Do December Job Losses Mean “Double Dip”?

This morning we received a disappointing jobs report from the Department of Labor indicating that U.S. employers cut 85,000 jobs during the month of December. Since the consensus of analysts was expecting a loss of only 10,000 jobs, one can only wonder if this disappointing news means the end of positive jobs data.

As we move into this economic recovery we must remember that one piece of data does not a trend make. In fact, we have seen most indicators (leading, coincidental and lagging) improve over the last 6-9 months. When reviewing economic data, it is very difficult to make any conclusion from a single piece of data. Instead, it can be more important to follow the trend of data to get a sense of whether the economy is improving or weakening. During 2009, monthly job losses moderated substantially. Employment losses in the first quarter of 2009 averaged 691,000 per month, compared with an average loss of 69,000 per month in the fourth quarter. In following the recent trend, it is clear that the economy is strengthening.

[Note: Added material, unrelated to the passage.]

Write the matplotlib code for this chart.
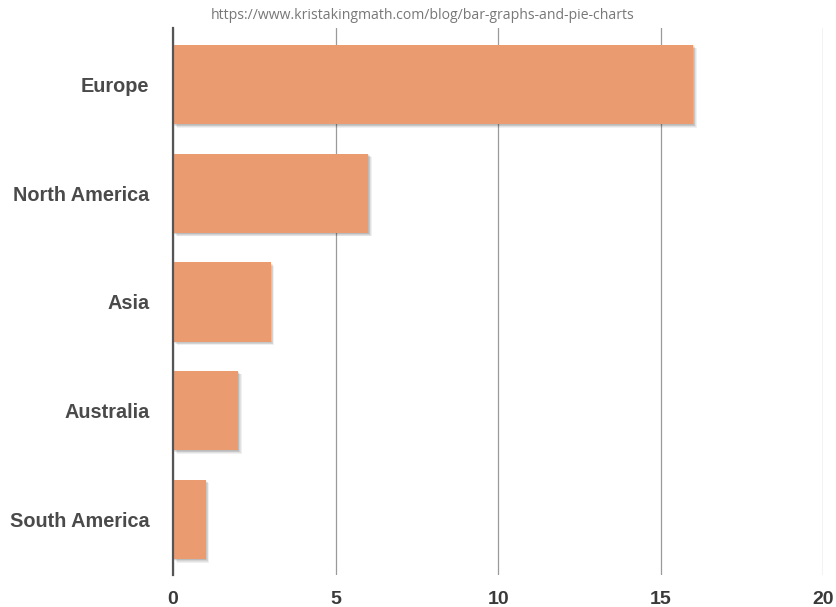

We must remember that it is the job of the news people to shock us in order to ensure that we “tune in” tomorrow. Buried in today’s headlines, we learned that the US Labor market actually added 4,000 jobs in November rather than losing 11,000 as initially reported. This marked the first job growth in two years. This is excellent news that, along with the current trend, should indicate job growth for quarters to come.

In the early 1980’s we experienced what some call a “double dip” recession. This double dip recession was actually two recessions (Jan. 1980-July 1980 & July 1981-November 1982) separated by a period of rapid economic growth. In fact, the economy recovered so strongly from the 1980 recession that inflation forced the Fed Reserve to increase interest rates to a point that forced the economy into the second recession of 1981-1982. Let’s not forget that the economic period after the recession of 1981-1982 was arguably the strongest period of sustained economic growth in history.

This lesson in history teaches us that a slow and steady recovery may be more sustainable than a quick, inflation driven recovery. Although the trend to economic growth remains intact, the reasonable rate of change may allow the Fed to remain accommodative. This freedom could allow the Fed to raise rates when it feels the economy is stable enough to handle a tighter money supply.

Each and every one of us has either been directly affected or had a friend or family member who has been affected by the worst recession since the 1930’s. Their pain and suffering make us wish for a sharp economic recovery and strong job growth. However, we must not forget that before you can run you must first learn to walk. As long as the trends remain positive we will be running in no time.